La Corte di cassazione sdogana a tutti gli effetti l’uso della Pec per le notifiche penali. E lo fa dando una lettura estensiva delle disposizioni contenute nel decreto «Cresci Italia». Con la sentenza n. 16622 depositata ieri, infatti, i giudici hanno considerato legittima la notifica effettuata all’imputato attraverso invio alla casella di posta certificata del difensore. Si tratta del caso disciplinato dall’articolo 161 comma 4 del Codice di procedura penale e che la difesa aveva ritenuto, contestando il giudizio della Corte d’appello, non potesse essere fatto rientrare tra quelli che autorizzano all’utilizzo della Pec.
I fatti però. Il decreto di citazione per la prima udienza di secondo grado era oggetto di una prima omessa notifica perché l’imputato risultava essersi trasferito dall’indirizzo indicato. A questo punto la Corte d’appello opera la notifica del decreto attraverso posta elettronica certificata al difensore di fiducia. Successivamente, a poche ore di distanza, i carabinieri operavano comunque una notifica nelle mani dell’imputato.
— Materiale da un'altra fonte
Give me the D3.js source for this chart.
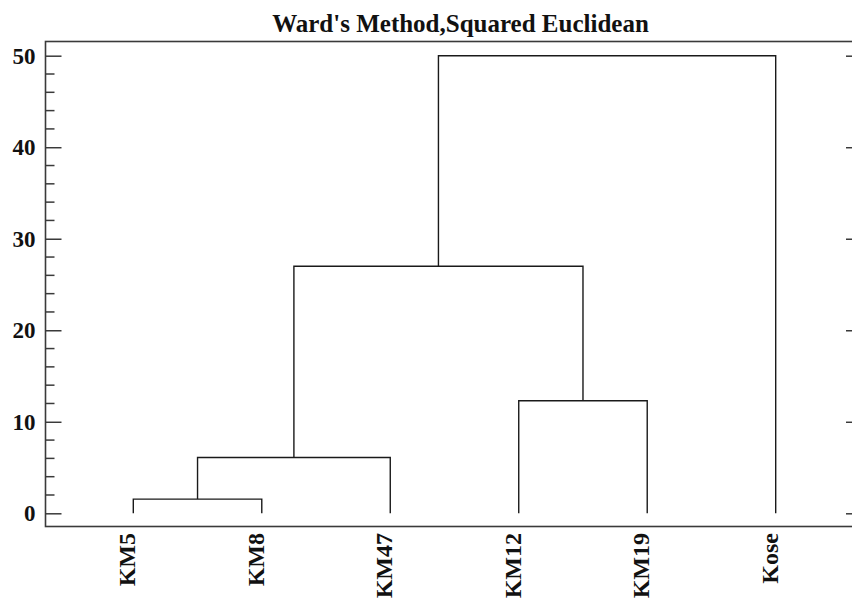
<!DOCTYPE html>
<html>
<head>
<meta charset="utf-8">
<script src="https://cdn.jsdelivr.net/npm/d3@7"></script>
<style>
  html, body { margin: 0; padding: 0; background: #fff; }
  svg { display: block; }
</style>
</head>
<body>
<svg id="chart" width="852" height="601"></svg>
<script>
// ---- data ----
const title = "Ward's Method,Squared Euclidean";
const leaves = ["KM5", "KM8", "KM47", "KM12", "KM19", "Kose"];
// linkage (scipy-style): ids >= leaves.length refer to earlier merges
const mergeLeft   = [0, 6, 3, 7, 9];
const mergeRight  = [1, 2, 4, 8, 5];
const mergeHeight = [1.55, 6.1, 12.3, 27.0, 50.0];
const majorTicks = [0, 10, 20, 30, 40, 50];
const minorTicks = [2, 4, 6, 8, 12, 14, 16, 18, 22, 24, 26, 28, 32, 34, 36, 38, 42, 44, 46, 48];

// ---- layout ----
const W = 852, H = 601;
const frame = { left: 45.5, right: 862, top: 41.5, bottom: 526.5 };
const svg = d3.select("#chart");

const x = d3.scaleLinear().domain([0, leaves.length - 1]).range([133.3, 775.7]);
const y = d3.scaleLinear().domain([0, 50]).range([513.3, 55.7]);

const serif = "'Liberation Serif','Times New Roman',serif";

// frame
svg.append("rect")
  .attr("x", frame.left).attr("y", frame.top)
  .attr("width", frame.right - frame.left).attr("height", frame.bottom - frame.top)
  .attr("fill", "none").attr("stroke", "#3a3a3a").attr("stroke-width", 1.6);

// title
svg.append("text")
  .attr("x", 460.5).attr("y", 32)
  .attr("text-anchor", "middle")
  .attr("font-family", serif).attr("font-weight", "bold").attr("font-size", 25)
  .attr("fill", "#111")
  .text(title);

// left axis (major, inward ticks)
const yAxis = d3.axisLeft(y).tickValues(majorTicks).tickSizeInner(-16).tickSizeOuter(0).tickPadding(10);
const gy = svg.append("g").attr("transform", `translate(${frame.left},0)`).call(yAxis);
gy.select(".domain").remove();
gy.selectAll(".tick line").attr("stroke", "#3a3a3a").attr("stroke-width", 1.5);
gy.selectAll(".tick text")
  .attr("font-family", serif).attr("font-weight", "bold").attr("font-size", 23)
  .attr("fill", "#111");

// left minor ticks
svg.append("g").selectAll("line").data(minorTicks).join("line")
  .attr("x1", frame.left).attr("x2", frame.left + 9)
  .attr("y1", d => y(d)).attr("y2", d => y(d))
  .attr("stroke", "#3a3a3a").attr("stroke-width", 1.5);

// right axis ticks (inward)
const yAxisR = d3.axisRight(y).tickValues(majorTicks).tickSizeInner(-16).tickSizeOuter(0).tickFormat("");
const gyr = svg.append("g").attr("transform", `translate(${frame.right},0)`).call(yAxisR);
gyr.select(".domain").remove();
gyr.selectAll(".tick line").attr("stroke", "#3a3a3a").attr("stroke-width", 1.5);
svg.append("g").selectAll("line").data(minorTicks).join("line")
  .attr("x1", frame.right).attr("x2", frame.right - 9)
  .attr("y1", d => y(d)).attr("y2", d => y(d))
  .attr("stroke", "#3a3a3a").attr("stroke-width", 1.5);

// compute node positions
const nodeX = leaves.map((_, i) => x(i));
const nodeH = leaves.map(() => 0);
const links = [];
mergeLeft.forEach((a, k) => {
  const b = mergeRight[k];
  const h = mergeHeight[k];
  links.push({ xa: nodeX[a], ha: nodeH[a], xb: nodeX[b], hb: nodeH[b], h });
  nodeX.push((nodeX[a] + nodeX[b]) / 2);
  nodeH.push(h);
});

svg.append("g").selectAll("path").data(links).join("path")
  .attr("d", d => `M${d.xa},${y(d.ha)}V${y(d.h)}H${d.xb}V${y(d.hb)}`)
  .attr("fill", "none").attr("stroke", "#1a1a1a").attr("stroke-width", 1.4);

// leaf labels (rotated)
svg.append("g").selectAll("text").data(leaves).join("text")
  .attr("transform", (d, i) => `translate(${x(i) + 2},533) rotate(-90)`)
  .attr("text-anchor", "end")
  .attr("font-family", serif).attr("font-weight", "bold").attr("font-size", 24)
  .attr("fill", "#111")
  .text(d => d);
</script>
</body>
</html>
Una situazione che per i giudici di appello era assolutamente legittima, ma che la difesa contestava sottolineando come la circolare del ministero della Giustizia dell’11 dicembre 2014 identifica i soggetti che possono essere destinatari della notifica attraverso Pec: si tratta di tutti coloro che prendono parte a un processo penale e che non assumono la qualità di imputato (i difensori, le persone offese, le parti civili, i responsabili civili, i civilmente obbligati per la pena pecuniaria, gli amministratori giudiziari, i consulenti delle parti, i periti).
La circolare richiama poi il decreto «Cresci Italia», nel quale, all’articolo 16 comma 4, si ammette la possibilità di utilizzare la Pec per l’invio di notificazioni a persona diversa dall’imputato con riferimento agli articoli 148, comma 2, 149, 150, 151, comma 2 del Codice di procedura penale. Un elenco che la difesa considera tassativo e che esclude l’articolo 161 comma 4.
Per la Cassazione però la linea corretta è quella Corte d’appello e, avvalorandola, mette in evidenza come, sulla base dell’articolo 148, comma 2 bis, del Codice di procedura penale, l’autorità giudiziaria può sempre disporre che le notificazioni o gli avvisi ai difensori siano eseguiti con mezzi tecnici idonei, con l’unico onere a carico dell’ufficio che invia l’atto di attestare di avere trasmesso il testo originale. La stessa disposizione del «Cresci Italia» va letta in questa prospettiva e sottrae all’invio via Pec (ma evidentemente ciò vale anche per strumenti analoghi come il fax) la notifica da effettuare direttamente alla persona fisica dell’imputato.
Tuttavia la notifica prevista dall’articolo 161 comma 4 viene eseguita attraverso consegna al difensore, sia pure nell’interesse dell’imputato. «Si tratta, infatti – osserva la Cassazione – di una norma di chiusura che intende perfezionare il meccanismo legale di notifica in quei casi in cui l’imputato prima abbia eletto o dichiarato domicilio e poi si sia reso non reperibile allo stesso, senza comunicarne alcun mutamento».
Una soluzione diversa, sottolinea la sentenza, sarebbe illogica, visto che condurrebbe a ritenere che il difensore, al medesimo indirizzo di posta elettronica, può ricevere notificazioni per sé, ma non potrebbe invece accettare notificazioni all’imputato che pure è previsto dalla norma che possono essere effettuate attraverso consegna a lui. Tanto più poi, conclude la Cassazione, che la Pec offre le stesse certezze della raccomandata per quanto riguarda l’identificazione del mittente e la stessa Corte ha legittimato il suo utilizzo anche in assenza dei decreti del ministero della Giustizia, destinati a disciplinarne l’utilizzo.